The value of China’s fresh imports of durian fruit has climbed an average of 26 percent a year over the past decade, reaching $1.1 billion in 2016, according to United Nations data. Thailand dominates that market, but Malaysian politicians are counting on durian diplomacy to expand access beyond frozen fruit pulp. A Malaysian durian festival in Nanning, in southern China, earlier this month had about 165,000 people lining up to taste thawed, whole-fruit samples of the country’s premium Musang King variety.

“Some of them said that, now in China, there are two things that people will queue up for: the iPhone X, and Malaysian durians,” Minister of Agriculture and Agro-based Industry Ahmad Shabery Cheek said Saturday. He was speaking at a durian festival in Pahang, Peninsular Malaysia’s largest state, that drew durian devotees from as far away as central China.

‘King of Fruits’

Across Malaysia, where the durian is dubbed the “King of Fruits,” orchards are recording a spike in Chinese tourists eager to savor a food that is routinely banned from hotels, airports and on public transportation for its polarizing smell.
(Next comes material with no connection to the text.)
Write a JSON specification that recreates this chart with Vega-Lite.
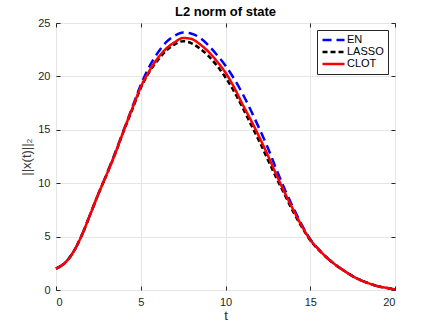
{
  "$schema": "https://vega.github.io/schema/vega-lite/v6.json",
  "autosize": {"type": "none"},
  "width": 339,
  "height": 267,
  "padding": {"left": 56, "top": 23, "right": 41, "bottom": 37},
  "background": "white",
  "title": {"text": "L2 norm of state", "font": "Liberation Sans", "fontSize": 13, "fontWeight": "bold", "color": "#000000", "offset": 2, "dy": 4},
  "config": {
    "view": {"stroke": "#262626", "strokeWidth": 1},
    "font": "Liberation Sans"
  },
  "data": {"values": [
    {"t": 0, "s": "EN", "v": 2.0}, {"t": 0.5, "s": "EN", "v": 2.5}, {"t": 1, "s": "EN", "v": 3.5}, {"t": 1.5, "s": "EN", "v": 5.05}, {"t": 2, "s": "EN", "v": 7.0}, {"t": 2.5, "s": "EN", "v": 9.0}, {"t": 3, "s": "EN", "v": 10.9}, {"t": 3.5, "s": "EN", "v": 12.9}, {"t": 4, "s": "EN", "v": 15.0}, {"t": 4.5, "s": "EN", "v": 17.1}, {"t": 5, "s": "EN", "v": 19.2}, {"t": 5.5, "s": "EN", "v": 20.9}, {"t": 6, "s": "EN", "v": 22.2}, {"t": 6.5, "s": "EN", "v": 23.2}, {"t": 7, "s": "EN", "v": 23.8}, {"t": 7.5, "s": "EN", "v": 24.1}, {"t": 8, "s": "EN", "v": 24.0}, {"t": 8.5, "s": "EN", "v": 23.6}, {"t": 9, "s": "EN", "v": 22.9}, {"t": 9.5, "s": "EN", "v": 22.0}, {"t": 10, "s": "EN", "v": 21.0}, {"t": 10.5, "s": "EN", "v": 19.8}, {"t": 11, "s": "EN", "v": 18.4}, {"t": 11.5, "s": "EN", "v": 16.8}, {"t": 12, "s": "EN", "v": 15.1}, {"t": 12.5, "s": "EN", "v": 13.3}, {"t": 13, "s": "EN", "v": 11.3}, {"t": 13.5, "s": "EN", "v": 9.4}, {"t": 14, "s": "EN", "v": 7.7}, {"t": 14.5, "s": "EN", "v": 6.1}, {"t": 15, "s": "EN", "v": 4.75}, {"t": 15.5, "s": "EN", "v": 3.8}, {"t": 16, "s": "EN", "v": 3.0}, {"t": 16.5, "s": "EN", "v": 2.35}, {"t": 17, "s": "EN", "v": 1.8}, {"t": 17.5, "s": "EN", "v": 1.3}, {"t": 18, "s": "EN", "v": 0.9}, {"t": 18.5, "s": "EN", "v": 0.6}, {"t": 19, "s": "EN", "v": 0.35}, {"t": 19.5, "s": "EN", "v": 0.2}, {"t": 20, "s": "EN", "v": 0.05},
    {"t": 0, "s": "LASSO", "v": 2.0}, {"t": 0.5, "s": "LASSO", "v": 2.5}, {"t": 1, "s": "LASSO", "v": 3.5}, {"t": 1.5, "s": "LASSO", "v": 5.05}, {"t": 2, "s": "LASSO", "v": 7.0}, {"t": 2.5, "s": "LASSO", "v": 9.0}, {"t": 3, "s": "LASSO", "v": 10.85}, {"t": 3.5, "s": "LASSO", "v": 12.8}, {"t": 4, "s": "LASSO", "v": 14.9}, {"t": 4.5, "s": "LASSO", "v": 16.9}, {"t": 5, "s": "LASSO", "v": 18.9}, {"t": 5.5, "s": "LASSO", "v": 20.4}, {"t": 6, "s": "LASSO", "v": 21.5}, {"t": 6.5, "s": "LASSO", "v": 22.4}, {"t": 7, "s": "LASSO", "v": 23.0}, {"t": 7.5, "s": "LASSO", "v": 23.3}, {"t": 8, "s": "LASSO", "v": 23.1}, {"t": 8.5, "s": "LASSO", "v": 22.6}, {"t": 9, "s": "LASSO", "v": 21.9}, {"t": 9.5, "s": "LASSO", "v": 21.0}, {"t": 10, "s": "LASSO", "v": 19.9}, {"t": 10.5, "s": "LASSO", "v": 18.6}, {"t": 11, "s": "LASSO", "v": 17.1}, {"t": 11.5, "s": "LASSO", "v": 15.5}, {"t": 12, "s": "LASSO", "v": 13.9}, {"t": 12.5, "s": "LASSO", "v": 12.2}, {"t": 13, "s": "LASSO", "v": 10.5}, {"t": 13.5, "s": "LASSO", "v": 8.9}, {"t": 14, "s": "LASSO", "v": 7.3}, {"t": 14.5, "s": "LASSO", "v": 5.9}, {"t": 15, "s": "LASSO", "v": 4.65}, {"t": 15.5, "s": "LASSO", "v": 3.75}, {"t": 16, "s": "LASSO", "v": 3.0}, {"t": 16.5, "s": "LASSO", "v": 2.35}, {"t": 17, "s": "LASSO", "v": 1.8}, {"t": 17.5, "s": "LASSO", "v": 1.3}, {"t": 18, "s": "LASSO", "v": 0.9}, {"t": 18.5, "s": "LASSO", "v": 0.6}, {"t": 19, "s": "LASSO", "v": 0.35}, {"t": 19.5, "s": "LASSO", "v": 0.2}, {"t": 20, "s": "LASSO", "v": 0.05},
    {"t": 0, "s": "CLOT", "v": 2.0}, {"t": 0.5, "s": "CLOT", "v": 2.5}, {"t": 1, "s": "CLOT", "v": 3.5}, {"t": 1.5, "s": "CLOT", "v": 5.05}, {"t": 2, "s": "CLOT", "v": 7.0}, {"t": 2.5, "s": "CLOT", "v": 9.0}, {"t": 3, "s": "CLOT", "v": 10.85}, {"t": 3.5, "s": "CLOT", "v": 12.8}, {"t": 4, "s": "CLOT", "v": 14.95}, {"t": 4.5, "s": "CLOT", "v": 17.0}, {"t": 5, "s": "CLOT", "v": 19.0}, {"t": 5.5, "s": "CLOT", "v": 20.5}, {"t": 6, "s": "CLOT", "v": 21.7}, {"t": 6.5, "s": "CLOT", "v": 22.6}, {"t": 7, "s": "CLOT", "v": 23.2}, {"t": 7.5, "s": "CLOT", "v": 23.6}, {"t": 8, "s": "CLOT", "v": 23.5}, {"t": 8.5, "s": "CLOT", "v": 23.0}, {"t": 9, "s": "CLOT", "v": 22.3}, {"t": 9.5, "s": "CLOT", "v": 21.4}, {"t": 10, "s": "CLOT", "v": 20.35}, {"t": 10.5, "s": "CLOT", "v": 19.0}, {"t": 11, "s": "CLOT", "v": 17.4}, {"t": 11.5, "s": "CLOT", "v": 15.9}, {"t": 12, "s": "CLOT", "v": 14.3}, {"t": 12.5, "s": "CLOT", "v": 12.6}, {"t": 13, "s": "CLOT", "v": 10.8}, {"t": 13.5, "s": "CLOT", "v": 9.1}, {"t": 14, "s": "CLOT", "v": 7.5}, {"t": 14.5, "s": "CLOT", "v": 6.0}, {"t": 15, "s": "CLOT", "v": 4.7}, {"t": 15.5, "s": "CLOT", "v": 3.8}, {"t": 16, "s": "CLOT", "v": 3.0}, {"t": 16.5, "s": "CLOT", "v": 2.35}, {"t": 17, "s": "CLOT", "v": 1.8}, {"t": 17.5, "s": "CLOT", "v": 1.3}, {"t": 18, "s": "CLOT", "v": 0.9}, {"t": 18.5, "s": "CLOT", "v": 0.6}, {"t": 19, "s": "CLOT", "v": 0.35}, {"t": 19.5, "s": "CLOT", "v": 0.2}, {"t": 20, "s": "CLOT", "v": 0.05}
  ]},
  "layer": [
    {
      "mark": {"type": "line", "opacity": 0},
      "encoding": {
        "x": {"field": "t", "type": "quantitative", "scale": {"domain": [0, 20], "nice": false},
          "axis": {"orient": "top", "title": null, "values": [0, 5, 10, 15, 20], "grid": false, "domain": false, "labels": false,
            "tickSize": -4, "tickColor": "#262626"}},
        "y": {"field": "v", "type": "quantitative", "scale": {"domain": [0, 25], "nice": false},
          "axis": {"orient": "right", "title": null, "values": [0, 5, 10, 15, 20, 25], "grid": false, "domain": false, "labels": false,
            "tickSize": -4, "tickColor": "#262626"}}
      }
    },
    {
      "mark": {"type": "line", "strokeWidth": 2.5, "interpolate": "monotone"},
      "encoding": {
        "x": {"field": "t", "type": "quantitative", "scale": {"domain": [0, 20], "nice": false},
          "axis": {"orient": "bottom", "title": "t", "values": [0, 5, 10, 15, 20], "grid": true, "gridColor": "#e6e6e6", "domain": false,
            "tickSize": -4, "tickColor": "#262626", "labelPadding": 10, "labelFont": "Liberation Sans", "labelFontSize": 11, "labelColor": "#262626",
            "titleFont": "Liberation Sans", "titleFontSize": 13, "titleFontWeight": "normal", "titleColor": "#262626", "titlePadding": 2}},
        "y": {"field": "v", "type": "quantitative", "scale": {"domain": [0, 25], "nice": false},
          "axis": {"orient": "left", "title": "||x(t)||₂", "values": [0, 5, 10, 15, 20, 25], "grid": true, "gridColor": "#e6e6e6", "domain": false,
            "tickSize": -4, "tickColor": "#262626", "labelPadding": 10, "labelFont": "Liberation Sans", "labelFontSize": 11, "labelColor": "#262626",
            "titleFont": "Liberation Sans", "titleFontSize": 13, "titleFontWeight": "normal", "titleColor": "#404040", "titlePadding": 4}},
        "color": {"field": "s", "type": "nominal", "scale": {"domain": ["EN", "LASSO", "CLOT"], "range": ["#0000ff", "#000000", "#ff0000"]},
          "legend": {"title": null, "orient": "top-right", "offset": 7, "fillColor": "white", "strokeColor": "#262626", "padding": 4,
            "symbolType": "stroke", "symbolSize": 484, "symbolStrokeWidth": 2.5, "rowPadding": 0, "clipHeight": 12, "labelFont": "Liberation Sans", "labelFontSize": 11, "labelColor": "#000000", "labelOffset": 1}},
        "strokeDash": {"field": "s", "type": "nominal", "scale": {"domain": ["EN", "LASSO", "CLOT"], "range": [[9, 5], [5, 3], [1, 0]]}, "legend": null}
      }
    }
  ],
  "resolve": {"axis": {"x": "independent", "y": "independent"}}
}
The durian often invokes a love or hate relationship: aficionados describe the internal yellow carpels as a rich, butter-like custard, with hints of chives, powdered sugar, and caramel in whipped cream. Others are repulsed by its smell, which has been likened to rotten onions, turpentine and dirty gym socks.

In China, consumers are embracing different foods incorporating the tropical fruit, said Loris Li, a food and drink analyst with market researcher Mintel Group Ltd. in Shanghai. Durian is being used to flavor products from yogurt and cookies to coffee and pizza.